Na manhã de 16 de agosto, o STF formou maioria para suspender a execução de emendas impositivas dos deputados federais e senadores – as chamadas “emendas Pix”. A decisão se deu em votação (encerrada às 11h) ocorrida logo após uma ação de Flávio Dino, realizada na noite de ontem, que exige que, para voltar a vigorar, o Congresso deve estabelecer regras que levem em conta a necessidade de “transparência, rastreamento e eficiência” de verbas bilionárias. Essa ação do STF é parte, assim, da escalada da crise entre ambas as instituições, que vem por meses se desenvolvendo.
Os parlamentares reagiram ainda durante a noite, com Arthur Lira acionando o presidente da Suprema Corte, Luís Roberto Barroso. Mas foi inútil e a votação terminou com 6 votos favoráveis à manutenção da decisão. Agora, a expectativa é que Congresso e Judiciário protagonizem uma nova crise institucional. No dia 16, sexta-feira, a reação mais dura foi o andamento da PEC, na Câmara dos Deputados, que restringe poderes do STF.
Em sua decisão, Flávio Dino considerou “incompatível com a constituição” a execução de emendas sem qualquer critério de rastreamento. Ele defendeu que as emendas parlamentares impositivas devem ocorrer “nos limites da ordem jurídica”, e não ficar sob a liberdade absoluta do parlamentar autor da emenda. Dino afirmou também que para que as verbas voltem a ser enviadas, é preciso o estabelecimento de um conjunto de novas regras.
Mesmo que Dino tenha frisado “diálogos institucionais” entre Legislativo e Judiciário, nos próximos dias a relação não deve caminhar rumo a uma harmonia, pelo contrário. Criticando a medida, o presidente da Câmara, Arthur Lira (PP) afirmou que “não podem mudar isso num ato monocrático, quaisquer que sejam os argumentos e as razões, por mais que eles pareçam razoáveis”. Anteriormente, influenciados por Lira, Câmara e Senado entraram com recurso de agravo regimental contra a decisão de Dino em suspender duas emendas. Foi, no entanto, inútil.
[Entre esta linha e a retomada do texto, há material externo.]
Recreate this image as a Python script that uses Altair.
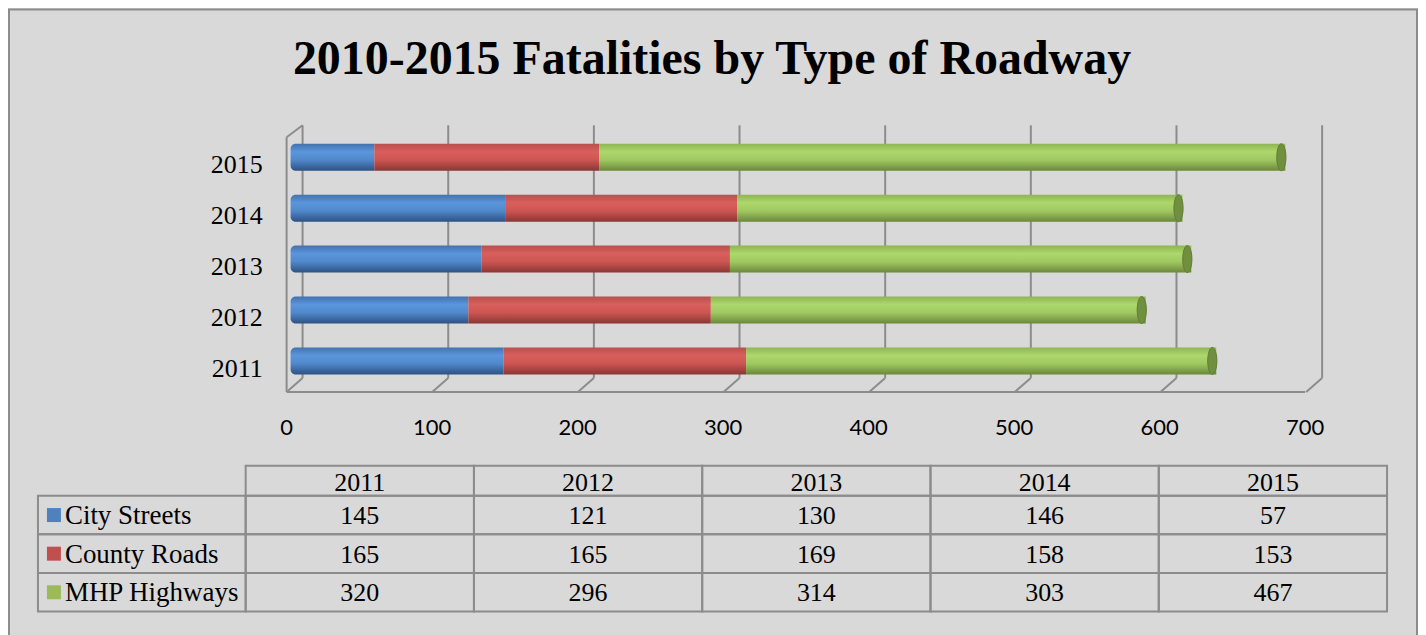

Torrando bilhões de verba pública
Para todo o ano de 2024, o Congresso conta com R$ 49 bilhões para emendas parlamentares. Logo no segundo mês do ano, em fevereiro, Luiz Inácio editou decreto com calendário prevendo a entrega de R$ 20,5 bilhões ainda no primeiro semestre. Nos meses subsequentes, parlamentares, maioria de bolsonaristas e ligados à bancada do latifúndio, pressionaram pela liberação de ainda mais emendas e de forma mais rápida.
Chefiados por Lira – presidente de fato com o controle do Orçamento –, os parlamentares barganham apoio às medidas do governo. E o governo joga com a liberação mais cedo ou mais tarde conforme votações de projetos chaves se impõem.
No presente ano, os valores das emendas parlamentares se dividem entre emendas individuais (R$ 25 bilhões), emendas Pix (R$ 8,2 bilhões), emendas de bancada (R$ 8,5 bilhões) e emendas de comissão (R$ 15, bilhões).
Quando candidato, Luiz Inácio criticava duramente as emendas, afirmando que o “orçamento secreto” é mais grave do que o “mensalão”. Ele também chegou a prometer que acabaria com o dispositivo e criaria um mecanismo digital para a população indicar para onde deveriam ir as emendas. Porém, em seu terceiro mandato, o que Luiz Inácio e seu governo de coalizão reacionária fizeram foi turbinar ainda mais tais emendas, numa continuidade do governo de Bolsonaro. A política do “toma lá, dá cá” seguiu em vigor dessa forma: o primeiro ano do governo de Luiz Inácio, 2023, terminou com um valor 79% superior ao governo de Bolsonaro. Ao todo, quase R$ 30 bilhões foram destinados, num ritmo de liberação mensal também maior em relação ao governo anterior.
Anteriormente, o ministro do STF Flávio Dino já havia solicitado ao governo de Luiz Inácio explicações sobre a situação das regras não cumpridas. Luiz Inácio não respondeu. Agora, a decisão do STF, embora afronte os interesses imediatos dos parlamentares e do Congresso, resultará inevitavelmente em pressões sobre o governo: afinal, o “centrão” pressionará para que Luiz Inácio se posicione contrário, deixando de votar determinados temas de interesse do governo. É o preço a pagar, pelo governo, da sua política de conciliação. A crise institucional tende a aprofundar a crise política já existente.